What is needed
Return exactly and only these lines: the first of the listing through the one containing "e=document.createElementNS(NS,tag);for(const k in".
- - -
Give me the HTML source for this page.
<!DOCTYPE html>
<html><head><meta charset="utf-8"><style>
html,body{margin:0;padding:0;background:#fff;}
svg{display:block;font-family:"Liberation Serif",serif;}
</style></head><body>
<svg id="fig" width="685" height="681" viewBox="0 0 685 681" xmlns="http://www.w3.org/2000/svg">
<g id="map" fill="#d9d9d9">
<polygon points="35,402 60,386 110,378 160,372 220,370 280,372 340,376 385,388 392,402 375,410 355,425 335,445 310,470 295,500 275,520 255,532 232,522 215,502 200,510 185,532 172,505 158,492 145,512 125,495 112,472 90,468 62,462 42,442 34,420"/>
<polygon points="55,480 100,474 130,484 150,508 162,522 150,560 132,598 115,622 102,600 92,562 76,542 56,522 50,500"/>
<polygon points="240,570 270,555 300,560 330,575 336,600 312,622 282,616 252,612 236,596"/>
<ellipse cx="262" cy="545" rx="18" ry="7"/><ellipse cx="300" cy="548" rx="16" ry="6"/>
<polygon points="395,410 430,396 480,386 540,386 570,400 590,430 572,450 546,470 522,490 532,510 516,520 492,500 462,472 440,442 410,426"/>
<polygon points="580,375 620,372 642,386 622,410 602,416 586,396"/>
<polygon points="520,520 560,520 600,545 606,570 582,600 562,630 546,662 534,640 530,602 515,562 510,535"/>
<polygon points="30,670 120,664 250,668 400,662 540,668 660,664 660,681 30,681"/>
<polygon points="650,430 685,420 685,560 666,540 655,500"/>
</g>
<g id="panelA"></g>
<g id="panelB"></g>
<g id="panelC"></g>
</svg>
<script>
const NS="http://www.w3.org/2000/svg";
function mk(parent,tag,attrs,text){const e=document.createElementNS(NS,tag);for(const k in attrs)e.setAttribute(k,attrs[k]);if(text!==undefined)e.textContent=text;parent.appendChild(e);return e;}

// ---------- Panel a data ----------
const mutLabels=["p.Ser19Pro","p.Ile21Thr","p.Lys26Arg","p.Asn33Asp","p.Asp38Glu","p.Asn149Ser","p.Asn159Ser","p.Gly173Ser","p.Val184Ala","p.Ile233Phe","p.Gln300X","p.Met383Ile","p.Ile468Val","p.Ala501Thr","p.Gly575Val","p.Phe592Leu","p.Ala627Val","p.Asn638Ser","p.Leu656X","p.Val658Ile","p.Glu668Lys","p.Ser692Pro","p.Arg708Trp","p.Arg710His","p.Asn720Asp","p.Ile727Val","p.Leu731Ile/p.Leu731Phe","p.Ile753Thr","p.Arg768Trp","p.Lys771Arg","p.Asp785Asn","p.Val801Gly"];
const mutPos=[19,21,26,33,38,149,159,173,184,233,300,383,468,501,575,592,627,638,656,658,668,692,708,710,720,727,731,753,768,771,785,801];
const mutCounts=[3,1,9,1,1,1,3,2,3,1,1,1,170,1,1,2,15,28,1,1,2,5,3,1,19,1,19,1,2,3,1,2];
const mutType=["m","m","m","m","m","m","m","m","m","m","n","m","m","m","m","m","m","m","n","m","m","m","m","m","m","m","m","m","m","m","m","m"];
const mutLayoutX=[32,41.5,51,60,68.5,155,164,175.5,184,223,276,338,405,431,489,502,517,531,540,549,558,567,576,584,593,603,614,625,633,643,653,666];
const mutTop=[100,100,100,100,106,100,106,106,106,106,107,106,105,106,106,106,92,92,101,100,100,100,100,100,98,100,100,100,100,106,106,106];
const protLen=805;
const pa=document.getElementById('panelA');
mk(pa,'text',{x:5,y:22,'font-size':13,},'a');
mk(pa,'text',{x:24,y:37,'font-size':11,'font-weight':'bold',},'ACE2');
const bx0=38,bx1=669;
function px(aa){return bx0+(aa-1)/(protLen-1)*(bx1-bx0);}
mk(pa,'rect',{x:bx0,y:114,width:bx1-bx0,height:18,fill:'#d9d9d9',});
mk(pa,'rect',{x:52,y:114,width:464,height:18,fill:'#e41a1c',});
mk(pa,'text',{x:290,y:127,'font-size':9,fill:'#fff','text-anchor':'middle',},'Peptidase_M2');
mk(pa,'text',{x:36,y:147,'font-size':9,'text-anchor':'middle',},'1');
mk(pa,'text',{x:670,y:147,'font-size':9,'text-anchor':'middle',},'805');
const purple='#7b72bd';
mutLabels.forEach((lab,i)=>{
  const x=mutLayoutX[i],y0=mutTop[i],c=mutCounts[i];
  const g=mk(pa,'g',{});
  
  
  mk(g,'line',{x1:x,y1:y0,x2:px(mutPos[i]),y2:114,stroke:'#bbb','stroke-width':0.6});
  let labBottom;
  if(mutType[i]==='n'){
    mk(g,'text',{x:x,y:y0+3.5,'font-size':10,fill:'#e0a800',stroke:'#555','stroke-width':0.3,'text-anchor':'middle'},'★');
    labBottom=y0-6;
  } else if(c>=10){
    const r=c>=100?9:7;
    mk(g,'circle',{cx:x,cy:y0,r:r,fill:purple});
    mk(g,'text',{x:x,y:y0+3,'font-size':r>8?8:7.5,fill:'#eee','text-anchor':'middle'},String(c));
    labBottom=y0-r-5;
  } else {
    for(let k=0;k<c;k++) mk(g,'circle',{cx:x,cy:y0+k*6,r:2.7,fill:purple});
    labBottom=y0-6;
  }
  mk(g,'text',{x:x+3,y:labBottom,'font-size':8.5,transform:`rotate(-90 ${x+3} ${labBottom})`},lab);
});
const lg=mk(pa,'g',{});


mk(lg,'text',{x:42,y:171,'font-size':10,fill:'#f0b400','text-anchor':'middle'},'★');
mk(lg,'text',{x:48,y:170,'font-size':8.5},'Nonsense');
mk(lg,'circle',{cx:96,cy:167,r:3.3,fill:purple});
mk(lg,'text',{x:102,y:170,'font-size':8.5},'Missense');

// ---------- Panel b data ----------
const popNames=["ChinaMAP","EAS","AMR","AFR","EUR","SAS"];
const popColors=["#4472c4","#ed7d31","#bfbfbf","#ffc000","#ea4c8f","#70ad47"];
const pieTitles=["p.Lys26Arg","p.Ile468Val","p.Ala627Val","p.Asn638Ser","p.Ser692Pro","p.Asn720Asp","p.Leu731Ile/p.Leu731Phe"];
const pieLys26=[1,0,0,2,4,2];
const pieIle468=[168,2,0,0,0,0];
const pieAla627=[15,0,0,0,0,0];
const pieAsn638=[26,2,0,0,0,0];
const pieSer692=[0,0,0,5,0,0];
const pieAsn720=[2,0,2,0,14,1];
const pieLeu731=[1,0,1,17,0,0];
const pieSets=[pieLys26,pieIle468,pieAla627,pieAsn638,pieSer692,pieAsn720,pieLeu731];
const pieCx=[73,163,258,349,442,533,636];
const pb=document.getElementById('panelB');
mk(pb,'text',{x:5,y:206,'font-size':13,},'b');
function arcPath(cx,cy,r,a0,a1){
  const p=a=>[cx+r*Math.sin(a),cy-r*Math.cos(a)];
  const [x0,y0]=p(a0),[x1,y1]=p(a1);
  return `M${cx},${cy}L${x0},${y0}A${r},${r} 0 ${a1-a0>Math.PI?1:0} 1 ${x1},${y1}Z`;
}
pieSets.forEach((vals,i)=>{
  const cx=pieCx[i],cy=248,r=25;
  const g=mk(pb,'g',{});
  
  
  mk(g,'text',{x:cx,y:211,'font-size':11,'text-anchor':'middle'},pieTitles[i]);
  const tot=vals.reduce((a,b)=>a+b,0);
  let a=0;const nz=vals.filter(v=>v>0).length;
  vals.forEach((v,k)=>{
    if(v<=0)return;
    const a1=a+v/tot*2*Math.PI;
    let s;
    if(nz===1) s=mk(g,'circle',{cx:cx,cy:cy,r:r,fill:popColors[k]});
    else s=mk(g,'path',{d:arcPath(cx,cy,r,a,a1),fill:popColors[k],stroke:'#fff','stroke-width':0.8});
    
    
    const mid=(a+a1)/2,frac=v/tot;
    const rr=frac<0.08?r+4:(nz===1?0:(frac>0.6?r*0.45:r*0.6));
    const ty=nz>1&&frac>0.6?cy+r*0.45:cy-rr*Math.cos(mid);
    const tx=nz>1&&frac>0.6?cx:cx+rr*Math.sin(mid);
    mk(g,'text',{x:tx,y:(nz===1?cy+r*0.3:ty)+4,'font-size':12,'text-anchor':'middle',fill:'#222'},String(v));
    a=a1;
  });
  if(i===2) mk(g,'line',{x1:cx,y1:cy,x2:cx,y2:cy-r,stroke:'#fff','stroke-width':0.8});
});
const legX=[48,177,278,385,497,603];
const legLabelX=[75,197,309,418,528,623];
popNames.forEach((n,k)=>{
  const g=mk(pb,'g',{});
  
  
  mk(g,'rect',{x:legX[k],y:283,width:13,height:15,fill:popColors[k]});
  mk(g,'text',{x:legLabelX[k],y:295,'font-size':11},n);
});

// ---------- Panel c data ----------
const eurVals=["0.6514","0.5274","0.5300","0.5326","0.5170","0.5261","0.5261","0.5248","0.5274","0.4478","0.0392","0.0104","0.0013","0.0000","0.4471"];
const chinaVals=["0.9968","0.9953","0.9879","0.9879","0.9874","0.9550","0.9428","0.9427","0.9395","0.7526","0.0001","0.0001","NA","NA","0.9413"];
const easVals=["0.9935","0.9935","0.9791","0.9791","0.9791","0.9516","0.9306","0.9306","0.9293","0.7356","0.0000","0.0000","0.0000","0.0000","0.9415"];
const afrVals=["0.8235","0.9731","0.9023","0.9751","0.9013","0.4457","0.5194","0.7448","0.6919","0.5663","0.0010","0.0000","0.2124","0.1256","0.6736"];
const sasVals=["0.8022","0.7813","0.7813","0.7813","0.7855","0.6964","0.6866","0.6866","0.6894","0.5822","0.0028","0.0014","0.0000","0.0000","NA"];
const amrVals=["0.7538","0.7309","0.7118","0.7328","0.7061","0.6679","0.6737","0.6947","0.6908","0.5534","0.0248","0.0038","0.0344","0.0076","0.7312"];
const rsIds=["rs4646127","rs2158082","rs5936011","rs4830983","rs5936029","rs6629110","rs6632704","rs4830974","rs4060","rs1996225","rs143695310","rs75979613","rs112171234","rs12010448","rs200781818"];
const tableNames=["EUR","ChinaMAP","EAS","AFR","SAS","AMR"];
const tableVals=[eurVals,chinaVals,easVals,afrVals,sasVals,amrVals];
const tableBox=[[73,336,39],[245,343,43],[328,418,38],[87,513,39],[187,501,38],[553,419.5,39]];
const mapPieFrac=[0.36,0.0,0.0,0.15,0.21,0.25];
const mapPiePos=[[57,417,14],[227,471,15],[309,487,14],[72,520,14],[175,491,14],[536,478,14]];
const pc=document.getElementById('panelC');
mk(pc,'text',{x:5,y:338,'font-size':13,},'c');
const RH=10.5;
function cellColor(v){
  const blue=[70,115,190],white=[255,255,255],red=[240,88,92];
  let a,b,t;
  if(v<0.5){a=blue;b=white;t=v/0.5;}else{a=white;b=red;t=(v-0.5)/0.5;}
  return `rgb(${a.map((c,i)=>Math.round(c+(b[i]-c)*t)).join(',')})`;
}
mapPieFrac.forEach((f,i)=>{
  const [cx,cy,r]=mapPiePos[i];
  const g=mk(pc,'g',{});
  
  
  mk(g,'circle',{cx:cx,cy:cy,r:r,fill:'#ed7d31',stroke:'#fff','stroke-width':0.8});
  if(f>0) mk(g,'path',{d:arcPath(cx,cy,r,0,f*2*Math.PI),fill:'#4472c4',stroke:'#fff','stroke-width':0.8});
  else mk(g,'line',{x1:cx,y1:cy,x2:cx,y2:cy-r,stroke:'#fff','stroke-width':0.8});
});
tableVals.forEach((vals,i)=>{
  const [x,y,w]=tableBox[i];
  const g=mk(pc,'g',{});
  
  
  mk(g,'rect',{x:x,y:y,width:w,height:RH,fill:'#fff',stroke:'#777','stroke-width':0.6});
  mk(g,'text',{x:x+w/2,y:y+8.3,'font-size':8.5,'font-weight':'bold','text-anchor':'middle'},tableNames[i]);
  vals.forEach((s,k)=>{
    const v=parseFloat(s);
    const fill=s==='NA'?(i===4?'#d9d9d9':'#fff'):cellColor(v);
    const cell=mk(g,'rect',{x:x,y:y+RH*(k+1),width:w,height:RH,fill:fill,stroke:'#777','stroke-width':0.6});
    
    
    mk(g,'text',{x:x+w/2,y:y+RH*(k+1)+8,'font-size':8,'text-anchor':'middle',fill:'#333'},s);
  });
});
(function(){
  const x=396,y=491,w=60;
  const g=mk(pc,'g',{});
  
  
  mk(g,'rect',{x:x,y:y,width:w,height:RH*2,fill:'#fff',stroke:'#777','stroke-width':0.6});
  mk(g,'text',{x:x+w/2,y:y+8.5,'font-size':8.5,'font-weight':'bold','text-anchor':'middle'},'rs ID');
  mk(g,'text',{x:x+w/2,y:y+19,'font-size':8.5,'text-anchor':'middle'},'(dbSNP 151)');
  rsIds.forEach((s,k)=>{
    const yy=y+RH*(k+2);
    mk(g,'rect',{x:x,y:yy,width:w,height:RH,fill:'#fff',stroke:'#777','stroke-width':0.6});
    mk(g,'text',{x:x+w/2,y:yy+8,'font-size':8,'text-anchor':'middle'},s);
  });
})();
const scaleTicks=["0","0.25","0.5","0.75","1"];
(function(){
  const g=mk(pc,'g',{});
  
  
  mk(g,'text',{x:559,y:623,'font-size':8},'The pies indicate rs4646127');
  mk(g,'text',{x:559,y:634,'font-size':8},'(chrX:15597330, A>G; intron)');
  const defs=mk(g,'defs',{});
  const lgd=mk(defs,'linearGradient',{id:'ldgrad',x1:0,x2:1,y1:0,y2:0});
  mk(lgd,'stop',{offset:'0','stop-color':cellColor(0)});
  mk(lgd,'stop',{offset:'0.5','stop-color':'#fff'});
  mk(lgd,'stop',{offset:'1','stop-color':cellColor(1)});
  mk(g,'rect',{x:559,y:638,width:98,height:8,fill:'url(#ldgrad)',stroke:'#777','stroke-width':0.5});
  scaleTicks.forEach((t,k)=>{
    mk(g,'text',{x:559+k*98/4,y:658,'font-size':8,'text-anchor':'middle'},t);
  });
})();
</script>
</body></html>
- - -
Answer to the task
Give me the HTML source for this page.
<!DOCTYPE html>
<html><head><meta charset="utf-8"><style>
html,body{margin:0;padding:0;background:#fff;}
svg{display:block;font-family:"Liberation Serif",serif;}
</style></head><body>
<svg id="fig" width="685" height="681" viewBox="0 0 685 681" xmlns="http://www.w3.org/2000/svg">
<g id="map" fill="#d9d9d9">
<polygon points="35,402 60,386 110,378 160,372 220,370 280,372 340,376 385,388 392,402 375,410 355,425 335,445 310,470 295,500 275,520 255,532 232,522 215,502 200,510 185,532 172,505 158,492 145,512 125,495 112,472 90,468 62,462 42,442 34,420"/>
<polygon points="55,480 100,474 130,484 150,508 162,522 150,560 132,598 115,622 102,600 92,562 76,542 56,522 50,500"/>
<polygon points="240,570 270,555 300,560 330,575 336,600 312,622 282,616 252,612 236,596"/>
<ellipse cx="262" cy="545" rx="18" ry="7"/><ellipse cx="300" cy="548" rx="16" ry="6"/>
<polygon points="395,410 430,396 480,386 540,386 570,400 590,430 572,450 546,470 522,490 532,510 516,520 492,500 462,472 440,442 410,426"/>
<polygon points="580,375 620,372 642,386 622,410 602,416 586,396"/>
<polygon points="520,520 560,520 600,545 606,570 582,600 562,630 546,662 534,640 530,602 515,562 510,535"/>
<polygon points="30,670 120,664 250,668 400,662 540,668 660,664 660,681 30,681"/>
<polygon points="650,430 685,420 685,560 666,540 655,500"/>
</g>
<g id="panelA"></g>
<g id="panelB"></g>
<g id="panelC"></g>
</svg>
<script>
const NS="http://www.w3.org/2000/svg";
function mk(parent,tag,attrs,text){const e=document.createElementNS(NS,tag);for(const k in attrs)e.setAttribute(k,attrs[k]);if(text!==undefined)e.textContent=text;parent.appendChild(e);return e;}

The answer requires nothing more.